Despite learning from experience that women are capable of anything, when Joan entered secondary school, she started to feel like she didn’t belong.
“A group of ladies were undermining my mum’s ability to see me through school and envisioned me being married off. But later, I was lucky enough that other people in the community held my hand. I was able to complete lower secondary school. While in upper secondary, I had to defy all odds by working so hard to become a scientist. This was the basis of my effort and my continuous drive.”
Thanks to Joan’s perseverance, the network of support she created for herself, and the skills she’s honed through Educate!, today, Joan is a small business owner, a lab technician student, and an incredible mentor.
Joan feels fortunate to have had strong female role models to look up to throughout her life. Raised in Kamuli, Uganda by a hardworking single mother, Joan was surrounded by a close-knit community of women, many of whom helped to pay her school fees. The stark contrast between Joan’s belief in herself and the harmful narratives she heard in secondary school motivated her to critically consider what girls are taught to think about their abilities and the opportunities available to them.
Like many girls and young women around the world, Joan faced barriers to education but was fortunate to have a supportive network. She recognizes that for girls without such a community, the costs of education can be an impassable barrier and a missed opportunity for valuable mentorship.
Leveraging her Skills to Strengthen Educate!’s Impact
Joan’s advocates and her steadfast belief in herself helped her to stay in school and to discover Educate!. She participated in Educate!’s in-school model, giving her the tools and the space to practice and apply the hard and soft skills she’d need beyond the classroom, like financial literacy, collaboration, and critical thinking.
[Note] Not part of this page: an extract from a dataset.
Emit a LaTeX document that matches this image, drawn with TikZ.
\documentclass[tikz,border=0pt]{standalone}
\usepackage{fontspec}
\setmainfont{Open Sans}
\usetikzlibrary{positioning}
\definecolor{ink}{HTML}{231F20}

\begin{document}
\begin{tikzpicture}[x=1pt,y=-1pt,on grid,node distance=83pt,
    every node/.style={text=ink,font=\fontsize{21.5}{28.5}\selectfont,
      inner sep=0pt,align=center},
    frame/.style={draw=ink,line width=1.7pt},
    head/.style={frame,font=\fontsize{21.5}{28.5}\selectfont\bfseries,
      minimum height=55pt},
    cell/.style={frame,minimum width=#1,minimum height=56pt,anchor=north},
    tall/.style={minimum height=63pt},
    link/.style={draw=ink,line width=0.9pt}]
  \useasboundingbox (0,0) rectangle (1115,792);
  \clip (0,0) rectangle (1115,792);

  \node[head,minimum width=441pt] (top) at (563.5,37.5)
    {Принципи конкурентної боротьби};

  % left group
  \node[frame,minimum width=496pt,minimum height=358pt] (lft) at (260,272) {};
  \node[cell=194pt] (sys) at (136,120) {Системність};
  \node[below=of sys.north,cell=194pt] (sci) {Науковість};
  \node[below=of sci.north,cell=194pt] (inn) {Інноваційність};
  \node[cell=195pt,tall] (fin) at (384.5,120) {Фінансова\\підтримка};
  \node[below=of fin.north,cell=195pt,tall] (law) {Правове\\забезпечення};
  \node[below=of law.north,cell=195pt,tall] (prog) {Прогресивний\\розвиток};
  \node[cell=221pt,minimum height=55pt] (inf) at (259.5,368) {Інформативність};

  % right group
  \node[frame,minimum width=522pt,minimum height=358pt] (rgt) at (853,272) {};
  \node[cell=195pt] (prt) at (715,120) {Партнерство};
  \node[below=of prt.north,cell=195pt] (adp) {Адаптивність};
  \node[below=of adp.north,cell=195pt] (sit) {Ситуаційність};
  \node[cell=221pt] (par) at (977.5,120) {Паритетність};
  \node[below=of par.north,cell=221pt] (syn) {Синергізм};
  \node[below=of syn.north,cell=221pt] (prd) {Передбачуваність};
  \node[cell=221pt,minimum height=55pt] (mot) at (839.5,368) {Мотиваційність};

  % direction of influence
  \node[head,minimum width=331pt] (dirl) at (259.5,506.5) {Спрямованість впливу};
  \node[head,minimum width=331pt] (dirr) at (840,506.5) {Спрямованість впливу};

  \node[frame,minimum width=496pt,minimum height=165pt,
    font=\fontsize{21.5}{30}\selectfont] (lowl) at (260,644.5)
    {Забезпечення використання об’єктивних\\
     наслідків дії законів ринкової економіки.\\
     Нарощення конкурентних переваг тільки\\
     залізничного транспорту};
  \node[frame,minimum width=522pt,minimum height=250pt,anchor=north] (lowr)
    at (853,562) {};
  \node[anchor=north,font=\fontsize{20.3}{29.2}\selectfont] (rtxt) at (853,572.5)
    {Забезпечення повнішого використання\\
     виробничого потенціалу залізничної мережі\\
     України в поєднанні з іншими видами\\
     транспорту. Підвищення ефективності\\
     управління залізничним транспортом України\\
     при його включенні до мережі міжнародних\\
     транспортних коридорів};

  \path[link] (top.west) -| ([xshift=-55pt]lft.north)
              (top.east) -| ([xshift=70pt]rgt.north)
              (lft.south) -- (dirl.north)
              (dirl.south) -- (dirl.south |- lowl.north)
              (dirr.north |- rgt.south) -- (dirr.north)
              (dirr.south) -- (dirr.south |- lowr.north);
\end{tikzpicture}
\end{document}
After graduating, Joan set out to further refine her leadership and entrepreneurship skills by joining the Educate! team building bootcamps for girls unable to attend secondary school in Uganda. Joan says that her personal experience of knowing what these girls have been through, allows her to “put [her]self in their shoes in order to serve them better.”
Professionally, she says, “I was encouraged to start a business beyond the little I had: a sugarcane snack business. I was able to become more creative with managing the stipend from my work so that I can be able to finance my business to make it grow. I later started up a small canteen with snacks, and beyond that, I invested in two pigs.” These firsthand experiences enable her to help Educate! design and improve the models that equip girls with the skills they need to tap into new opportunities.
Creating Communities that Uplift Girls
Today, Joan is a fierce advocate for young women who have dropped out of school and committed to a future where no women are forced to depend on their husband’s income. Women in this position are “being held back at almost every turn,” says Joan. “They are barely getting by and on someone else’s terms.”
As a role model and leader in her community, Joan is breaking down these barriers. Outside of her position at Educate!, she contributes to a savings group and teaches financial literacy skills to other young women and girls. “What I am hoping to contribute to is building entrepreneurial skills through a village savings cooperative — to equip young ladies with skills to run businesses. I want these young ladies to learn about money management and build their self-esteem and the hard skills of starting something: marketing, creating partnerships, and investing even more.”